Related: What the 2015 Budget means for your small business
If the business is not registered for the GST, the threshold is calculated on a GST inclusive basis. It applies to both new and used assets.
The potential pitfalls
- Regardless of what you hear over the next few years, spending upwards of $20,000 is a considerable investment by a small business and there should always be sound business reasons for spending such an amount.
Before making a decision about purchasing an asset, ask yourself:
- will the asset help me grow my business?
- what will be the return on investment?
- do I have the money to make the investment?
- is this investment the best use of my money?
- Does my business really need the asset?
- Simply having an ABN does not automatically qualify you for this incentive. You must be running a business and satisfy the small business entity test. Additionally, the asset itself must have a relevant connection to the running of your business and be held for the purpose of producing assessable income.
- You can claim the deduction to the extent the asset is used for tax deductible purposes. That is, if you use the asset partly for a private purpose, you must apportion your deduction accordingly.
- A small number of assets are not eligible for accelerated depreciation, even where they cost less than $20,000. These assets include:
- Horticultural plants
- Capital works
- Assets allocated to a low-value or software depreciation pool
- Primary production assets
- Assets leased out to another party on a depreciating asset lease
In most cases, specific depreciation rules apply to these assets.
- Small businesses will need to keep records of their purchases.
- The ATO has warned that if small businesses exhibit behaviours that indicate a high level of risk, they can expect a higher level of scrutiny from the ATO.
- You must meet the definition of a small business
There have been suggestions that larger businesses could simply restructure to get under the $2 million threshold to qualify. The law is written to prevent such potential abuse so before you go down the restructuring path, seek advice from a CPA registered tax agent.
To meet the definition of a small business, you need to operate a business that has an aggregated annual turnover of less than $2 million exclusive of GST. Generally, aggregated turnover is the annual turnover of your business plus the annual turnover of any business you are connected with or that is your affiliate.
This means that if you carry on multiple businesses, the aggregated annual turnover includes all of the ordinary income you derive in carrying on each of those multiple businesses. Income such as your salary and wages or dividend and interest income not related to the business being carried on, are omitted from the annual turnover calculation.
Capital gains, non-cash benefits, trust distributions, partnership distributions derived in the course of carrying on a business will also be excluded from the calculation of your business’s annual turnover.
- You must be in business
Just because you have an ABN does not mean you qualify for the instant asset write off. Your operations must meet the definition of a business. The following may be taken into account to determine if you are carrying on a business:
- Do you carry on your activity for commercial reasons and in a commercially viable manner?
- Do you have the purpose of profit as well as the prospect of profit?
- Is there repetition and regularity to your activity?
- Is the way you operate consistent with other businesses in your industry?
- What is the size, scale or permanency of your activity?
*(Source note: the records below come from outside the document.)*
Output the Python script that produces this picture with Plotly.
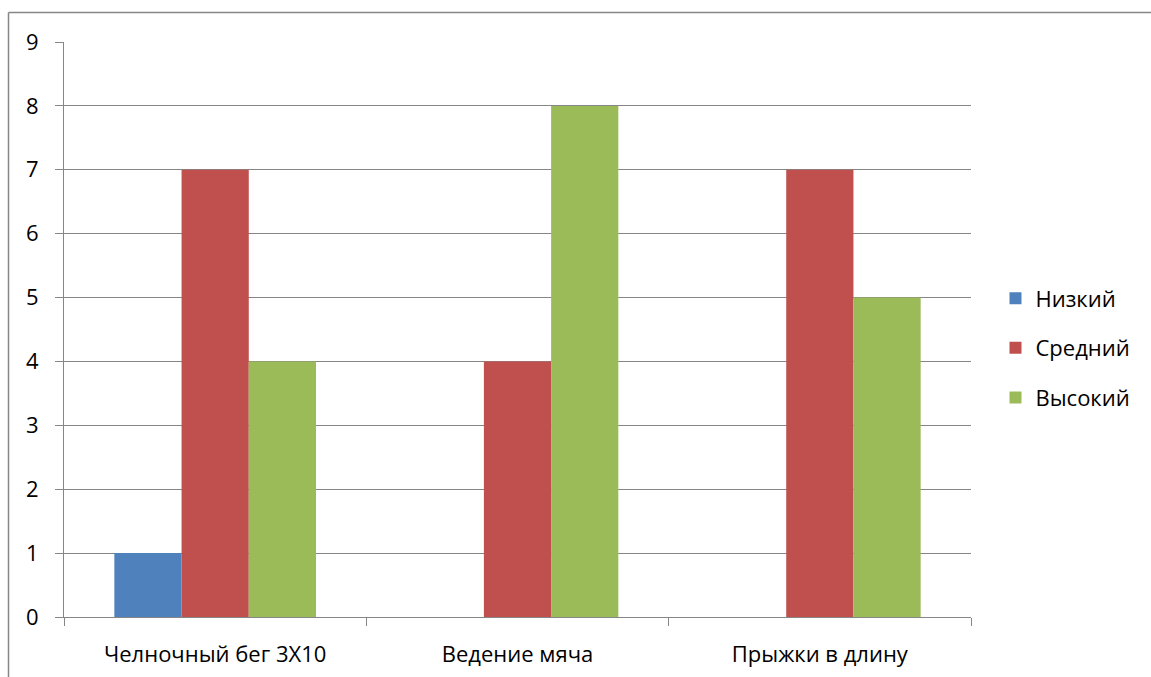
import plotly.graph_objects as go

categories = ["Челночный бег 3Х10", "Ведение мяча", "Прыжки в длину"]
low = [1, 0, 0]
mid = [7, 4, 7]
high = [4, 8, 5]
series_names = ["Низкий", "Средний", "Высокий"]
colors = ["#4F81BD", "#C0504D", "#9BBB59"]

FONT = "Open Sans"
fig = go.Figure()
for i, (name, vals, col) in enumerate(zip(series_names, [low, mid, high], colors)):
    fig.add_trace(go.Bar(x=categories, y=vals, name=name, marker_color=col,
                         marker_line_width=0, legendgroup=f"g{i}"))

bx = (8.5 - 64) / 907
by = (617 - 12.5) / 575
fig.update_layout(
    width=1151, height=677,
    margin=dict(l=64, r=180, t=42, b=60, autoexpand=False),
    paper_bgcolor="white", plot_bgcolor="white",
    barmode="group", bargap=0.333, bargroupgap=0,
    font=dict(family=FONT, size=22, color="black"),
    showlegend=True,
    legend=dict(x=1.027, y=0.468, xanchor="left", yanchor="middle",
                font=dict(size=22), tracegroupgap=18, itemwidth=30),
    shapes=[
        dict(type="line", xref="paper", yref="paper", x0=bx, x1=1.2, y0=by, y1=by,
             line=dict(color="#868686", width=1.5)),
        dict(type="line", xref="paper", yref="paper", x0=bx, x1=bx, y0=-0.2, y1=by,
             line=dict(color="#868686", width=1.5)),
    ],
)
fig.update_yaxes(range=[0, 9], dtick=1, showgrid=True, gridcolor="#868686", gridwidth=1.2,
                 showline=True, linecolor="#868686", linewidth=1.2,
                 ticks="outside", ticklen=8, tickcolor="#868686",
                 ticklabelstandoff=12, zeroline=False, automargin=False)
fig.update_xaxes(showline=True, linecolor="#868686", linewidth=1.2,
                 ticks="outside", ticklen=8, tickcolor="#868686",
                 tickson="boundaries", showgrid=False, ticklabelstandoff=17,
                 automargin=False)

fig.write_html("out.html", config={"displayModeBar": False})
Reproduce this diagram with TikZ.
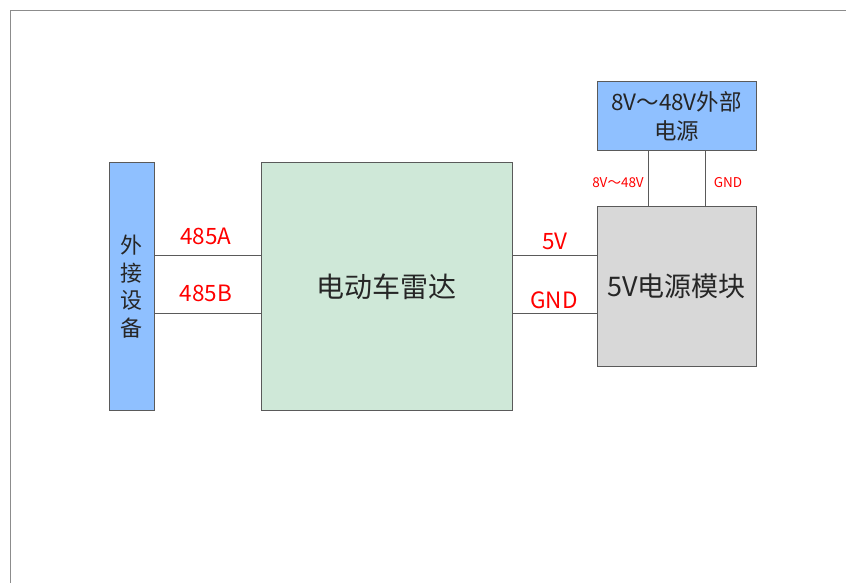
\documentclass[tikz,border=0pt]{standalone}
\usepackage{fontspec}
\setmainfont{Noto Sans CJK SC}
\definecolor{bluef}{HTML}{8FC0FF}
\definecolor{greenf}{HTML}{CFE8D8}
\definecolor{grayf}{HTML}{D8D8D8}
\definecolor{edge}{HTML}{5A5A5A}
\definecolor{txt}{HTML}{262626}
\tikzset{
  blk/.style={draw=edge, line width=1pt, inner sep=0pt, text=txt, align=center},
  wire/.style={draw=edge, line width=0.9pt},
  lbl/.style={text=red, inner sep=0pt, font=\fontsize{22.5}{24}\selectfont},
  slbl/.style={text=red, inner sep=0pt, font=\fontsize{13.5}{15}\selectfont},
}
\begin{document}
\begin{tikzpicture}[x=1pt,y=-1pt]
\useasboundingbox (0,0) rectangle (846,583);
\draw[color=gray!90, line width=1pt] (846,11) -- (10.5,11) -- (10.5,583);
\node[blk, fill=bluef, minimum width=45pt, minimum height=247pt, font=\fontsize{22}{27.5}\selectfont] (dev) at (131.5,286.5) {外\\接\\设\\备};
\node[blk, fill=greenf, minimum width=251pt, minimum height=247pt, font=\fontsize{28}{32}\selectfont] (radar) at (386.5,286.5) {电动车雷达};
\node[blk, fill=grayf, minimum width=159pt, minimum height=160pt, font=\fontsize{27}{30}\selectfont] (psu) at (676.5,286) {5V电源模块};
\node[blk, fill=bluef, minimum width=159pt, minimum height=69pt, font=\fontsize{22.5}{29}\selectfont] (ext) at (676.5,116.5) {8V～48V外部\\电源};
\coordinate (a1) at (dev.east |- 0,255);
\coordinate (b1) at (dev.east |- 0,313);
\draw[wire] (a1) -- (radar.west |- a1);
\draw[wire] (b1) -- (radar.west |- b1);
\coordinate (p1) at (radar.east |- 0,255);
\coordinate (g1) at (radar.east |- 0,313);
\draw[wire] (p1) -- (psu.west |- p1);
\draw[wire] (g1) -- (psu.west |- g1);
\coordinate (v1) at (ext.south -| 648,0);
\coordinate (v2) at (ext.south -| 705,0);
\draw[wire] (v1) -- (psu.north -| v1);
\draw[wire] (v2) -- (psu.north -| v2);
\node[lbl] (la) at (206,236) {485A};
\node[lbl] (lb) at (206,293) {485B};
\node[lbl] (l5) at (555,241) {5V};
\node[lbl] (lg) at (554,300) {GND};
\node[slbl] (s1) at (618,183) {8V～48V};
\node[slbl] (s2) at (728,183) {GND};
\end{tikzpicture}
\end{document}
- Is your activity planned, organised and carried on in a business-like manner?
- If you are still setting up or preparing to go into business, you might not yet have started the business.
Small businesses that purchase assets valued at $20,000 or more will continue to place such assets in the small business depreciation pool and depreciate at 15 per cent in the first year and 30 per cent each income year thereafter.
The Government will suspend the "lock-out” laws that prevent small business from re-entering the simplified depreciation regime for five years if they opt out until 30 June 2017.
A qualifying business can also claim an outright deduction for expenditure included in the second element of the cost of the asset (ie improvements to the asset), provided the expenditure is less than the threshold amount and the asset was first used or installed ready for use in an earlier income year.If in doubt, seek guidance from a CPA registered tax agent. Also stay current with guidance from the ATO.